--- Begin ---

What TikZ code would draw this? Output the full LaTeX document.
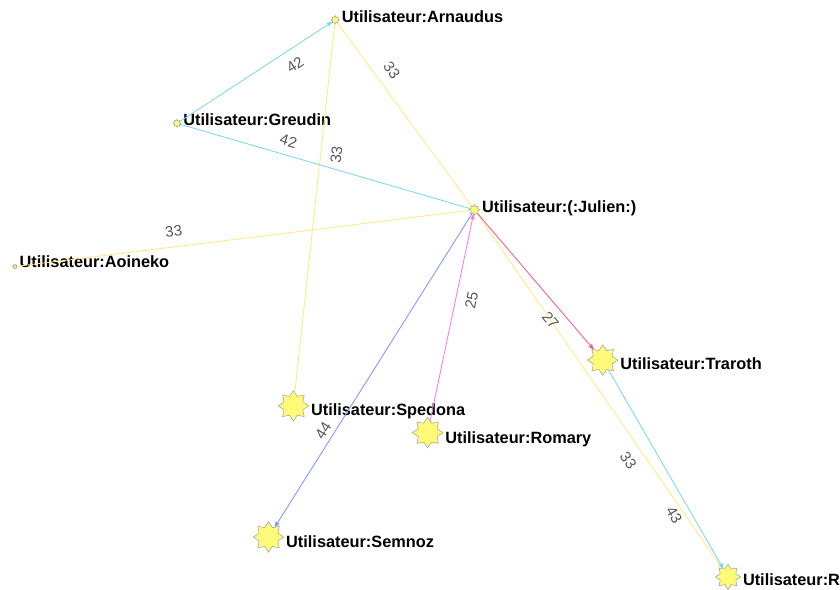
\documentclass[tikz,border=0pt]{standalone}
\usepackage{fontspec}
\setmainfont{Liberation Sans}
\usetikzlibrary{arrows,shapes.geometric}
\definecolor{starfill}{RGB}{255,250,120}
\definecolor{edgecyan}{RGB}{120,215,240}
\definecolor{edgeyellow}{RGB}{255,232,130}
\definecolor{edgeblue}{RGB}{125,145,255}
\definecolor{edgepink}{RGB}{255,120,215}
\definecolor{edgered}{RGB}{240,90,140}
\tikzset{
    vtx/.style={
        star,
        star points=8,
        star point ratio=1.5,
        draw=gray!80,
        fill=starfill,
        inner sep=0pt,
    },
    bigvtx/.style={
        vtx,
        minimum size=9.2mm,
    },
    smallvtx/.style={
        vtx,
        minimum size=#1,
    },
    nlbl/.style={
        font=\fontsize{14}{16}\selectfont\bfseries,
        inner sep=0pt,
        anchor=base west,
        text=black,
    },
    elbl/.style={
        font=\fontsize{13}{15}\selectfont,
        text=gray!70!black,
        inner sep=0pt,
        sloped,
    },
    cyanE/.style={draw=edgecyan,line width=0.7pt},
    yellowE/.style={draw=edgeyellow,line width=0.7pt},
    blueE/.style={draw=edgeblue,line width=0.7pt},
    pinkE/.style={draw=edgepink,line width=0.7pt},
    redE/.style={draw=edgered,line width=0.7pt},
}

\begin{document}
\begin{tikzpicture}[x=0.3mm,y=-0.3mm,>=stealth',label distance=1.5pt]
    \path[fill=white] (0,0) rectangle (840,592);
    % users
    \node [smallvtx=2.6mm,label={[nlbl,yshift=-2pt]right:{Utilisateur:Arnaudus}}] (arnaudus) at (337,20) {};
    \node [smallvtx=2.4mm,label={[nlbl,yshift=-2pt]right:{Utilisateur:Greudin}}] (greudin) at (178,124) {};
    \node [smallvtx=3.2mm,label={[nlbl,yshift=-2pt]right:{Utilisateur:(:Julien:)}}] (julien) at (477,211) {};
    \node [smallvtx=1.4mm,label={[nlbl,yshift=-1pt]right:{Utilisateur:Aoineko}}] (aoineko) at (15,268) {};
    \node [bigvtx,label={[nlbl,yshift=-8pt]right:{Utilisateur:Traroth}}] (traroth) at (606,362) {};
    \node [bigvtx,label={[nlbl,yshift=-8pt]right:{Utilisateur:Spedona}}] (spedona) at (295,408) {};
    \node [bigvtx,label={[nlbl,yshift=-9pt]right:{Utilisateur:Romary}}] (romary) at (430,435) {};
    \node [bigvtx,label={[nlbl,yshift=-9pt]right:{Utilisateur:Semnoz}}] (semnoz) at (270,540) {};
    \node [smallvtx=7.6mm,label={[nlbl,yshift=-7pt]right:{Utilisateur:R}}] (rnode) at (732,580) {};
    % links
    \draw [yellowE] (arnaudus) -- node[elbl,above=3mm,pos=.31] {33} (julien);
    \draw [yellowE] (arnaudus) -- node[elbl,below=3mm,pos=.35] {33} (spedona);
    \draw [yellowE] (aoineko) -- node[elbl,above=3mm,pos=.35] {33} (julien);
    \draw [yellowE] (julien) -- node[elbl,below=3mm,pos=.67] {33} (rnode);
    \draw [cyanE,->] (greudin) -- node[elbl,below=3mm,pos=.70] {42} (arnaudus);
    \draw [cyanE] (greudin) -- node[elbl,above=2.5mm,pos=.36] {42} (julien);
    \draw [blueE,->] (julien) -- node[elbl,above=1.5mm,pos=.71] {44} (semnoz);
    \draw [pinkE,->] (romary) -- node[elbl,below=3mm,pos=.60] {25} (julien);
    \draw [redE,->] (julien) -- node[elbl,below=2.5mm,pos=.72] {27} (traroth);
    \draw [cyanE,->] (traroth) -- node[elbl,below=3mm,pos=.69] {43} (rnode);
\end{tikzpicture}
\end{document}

--- End ---
--- Begin ---

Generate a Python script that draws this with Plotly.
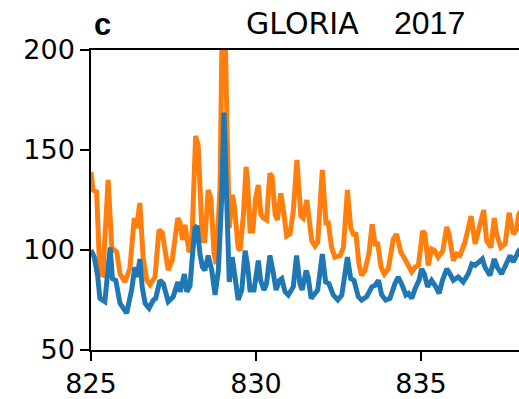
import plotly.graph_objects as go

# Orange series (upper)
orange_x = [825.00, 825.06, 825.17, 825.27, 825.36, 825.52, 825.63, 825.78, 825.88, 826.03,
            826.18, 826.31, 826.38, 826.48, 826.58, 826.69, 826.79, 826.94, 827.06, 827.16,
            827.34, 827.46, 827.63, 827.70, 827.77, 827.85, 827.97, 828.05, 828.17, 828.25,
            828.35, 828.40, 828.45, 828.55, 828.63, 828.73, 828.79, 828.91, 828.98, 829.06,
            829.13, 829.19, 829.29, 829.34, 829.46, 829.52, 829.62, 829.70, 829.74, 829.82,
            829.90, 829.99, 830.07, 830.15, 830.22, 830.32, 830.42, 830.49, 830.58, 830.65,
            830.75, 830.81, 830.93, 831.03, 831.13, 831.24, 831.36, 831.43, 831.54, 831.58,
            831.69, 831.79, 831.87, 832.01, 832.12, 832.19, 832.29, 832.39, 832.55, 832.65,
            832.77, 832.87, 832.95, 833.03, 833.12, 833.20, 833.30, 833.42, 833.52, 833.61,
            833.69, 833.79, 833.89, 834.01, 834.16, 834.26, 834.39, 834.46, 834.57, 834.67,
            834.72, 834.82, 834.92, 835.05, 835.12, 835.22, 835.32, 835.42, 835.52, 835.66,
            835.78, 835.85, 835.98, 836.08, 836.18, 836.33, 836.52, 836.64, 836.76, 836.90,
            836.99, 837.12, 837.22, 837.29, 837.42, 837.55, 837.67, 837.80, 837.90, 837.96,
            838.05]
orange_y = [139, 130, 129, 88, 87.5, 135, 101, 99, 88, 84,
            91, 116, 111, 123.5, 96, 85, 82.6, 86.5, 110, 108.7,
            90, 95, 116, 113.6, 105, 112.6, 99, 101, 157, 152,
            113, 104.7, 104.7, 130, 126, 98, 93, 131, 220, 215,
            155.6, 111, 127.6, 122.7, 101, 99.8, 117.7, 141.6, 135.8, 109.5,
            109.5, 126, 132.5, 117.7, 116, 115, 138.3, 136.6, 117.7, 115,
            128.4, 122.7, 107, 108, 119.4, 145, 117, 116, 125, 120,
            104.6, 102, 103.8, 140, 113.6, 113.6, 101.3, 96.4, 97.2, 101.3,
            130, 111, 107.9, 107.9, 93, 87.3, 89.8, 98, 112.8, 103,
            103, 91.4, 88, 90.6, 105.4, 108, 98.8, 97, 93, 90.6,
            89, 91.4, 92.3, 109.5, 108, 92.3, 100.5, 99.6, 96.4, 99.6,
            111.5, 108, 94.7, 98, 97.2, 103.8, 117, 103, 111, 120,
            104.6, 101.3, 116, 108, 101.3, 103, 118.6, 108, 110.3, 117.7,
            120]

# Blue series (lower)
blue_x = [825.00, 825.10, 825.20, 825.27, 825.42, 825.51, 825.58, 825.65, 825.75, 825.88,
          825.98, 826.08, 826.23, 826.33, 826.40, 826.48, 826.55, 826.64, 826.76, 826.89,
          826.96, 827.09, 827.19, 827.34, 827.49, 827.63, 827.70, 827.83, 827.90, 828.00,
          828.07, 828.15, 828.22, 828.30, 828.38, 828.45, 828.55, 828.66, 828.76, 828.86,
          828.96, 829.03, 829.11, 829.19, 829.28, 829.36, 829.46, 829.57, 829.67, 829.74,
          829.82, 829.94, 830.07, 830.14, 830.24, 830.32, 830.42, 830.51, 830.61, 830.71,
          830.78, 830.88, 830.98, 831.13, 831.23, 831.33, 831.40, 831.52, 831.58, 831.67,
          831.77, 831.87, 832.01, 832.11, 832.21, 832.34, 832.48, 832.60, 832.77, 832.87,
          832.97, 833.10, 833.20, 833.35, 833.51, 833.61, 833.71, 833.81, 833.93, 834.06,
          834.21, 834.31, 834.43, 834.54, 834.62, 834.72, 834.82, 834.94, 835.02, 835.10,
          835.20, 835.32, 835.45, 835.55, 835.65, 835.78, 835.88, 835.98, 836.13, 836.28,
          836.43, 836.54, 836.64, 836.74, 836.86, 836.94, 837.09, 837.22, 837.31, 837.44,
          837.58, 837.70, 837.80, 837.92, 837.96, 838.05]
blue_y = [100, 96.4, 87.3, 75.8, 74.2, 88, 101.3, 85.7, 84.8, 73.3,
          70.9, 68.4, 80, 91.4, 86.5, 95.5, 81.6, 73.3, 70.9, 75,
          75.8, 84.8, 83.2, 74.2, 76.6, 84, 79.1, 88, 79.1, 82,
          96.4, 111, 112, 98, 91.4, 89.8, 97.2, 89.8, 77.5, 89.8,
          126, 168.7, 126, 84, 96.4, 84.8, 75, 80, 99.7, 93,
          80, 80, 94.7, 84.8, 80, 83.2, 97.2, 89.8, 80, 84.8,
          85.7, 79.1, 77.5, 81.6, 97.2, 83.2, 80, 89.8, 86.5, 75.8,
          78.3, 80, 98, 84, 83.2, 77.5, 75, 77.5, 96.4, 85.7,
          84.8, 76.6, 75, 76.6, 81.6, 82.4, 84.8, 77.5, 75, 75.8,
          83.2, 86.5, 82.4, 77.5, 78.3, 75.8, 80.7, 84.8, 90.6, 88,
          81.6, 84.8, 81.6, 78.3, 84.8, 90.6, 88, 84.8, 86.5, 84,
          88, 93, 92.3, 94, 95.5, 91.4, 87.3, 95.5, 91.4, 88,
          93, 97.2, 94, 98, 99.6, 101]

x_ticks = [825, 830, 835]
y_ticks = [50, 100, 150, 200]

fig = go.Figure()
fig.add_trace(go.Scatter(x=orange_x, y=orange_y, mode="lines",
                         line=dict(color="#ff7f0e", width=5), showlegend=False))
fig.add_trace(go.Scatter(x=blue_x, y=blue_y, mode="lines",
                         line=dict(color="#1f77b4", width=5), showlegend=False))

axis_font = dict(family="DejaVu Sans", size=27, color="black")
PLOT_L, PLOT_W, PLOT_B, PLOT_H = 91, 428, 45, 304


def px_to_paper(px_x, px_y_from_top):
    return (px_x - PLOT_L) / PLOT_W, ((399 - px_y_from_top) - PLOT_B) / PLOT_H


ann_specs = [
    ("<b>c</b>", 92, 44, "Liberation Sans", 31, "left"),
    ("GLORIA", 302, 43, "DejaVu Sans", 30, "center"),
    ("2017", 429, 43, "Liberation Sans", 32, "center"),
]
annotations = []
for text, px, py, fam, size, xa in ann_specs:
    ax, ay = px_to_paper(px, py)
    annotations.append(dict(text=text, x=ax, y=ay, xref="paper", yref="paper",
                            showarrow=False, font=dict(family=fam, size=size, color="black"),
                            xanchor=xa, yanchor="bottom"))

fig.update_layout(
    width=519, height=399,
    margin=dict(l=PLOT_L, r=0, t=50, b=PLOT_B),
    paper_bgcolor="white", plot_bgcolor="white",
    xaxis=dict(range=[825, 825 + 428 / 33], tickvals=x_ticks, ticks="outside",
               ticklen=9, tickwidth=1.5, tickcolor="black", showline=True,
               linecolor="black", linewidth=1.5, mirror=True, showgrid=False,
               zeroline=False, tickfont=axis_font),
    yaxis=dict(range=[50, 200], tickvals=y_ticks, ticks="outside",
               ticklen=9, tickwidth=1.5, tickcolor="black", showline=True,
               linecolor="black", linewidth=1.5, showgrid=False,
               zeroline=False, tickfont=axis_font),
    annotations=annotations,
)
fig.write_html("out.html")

--- End ---

● Task brief: Among the entries above, how many lines include the word "this"? Reply with the number only.

● Task result: 2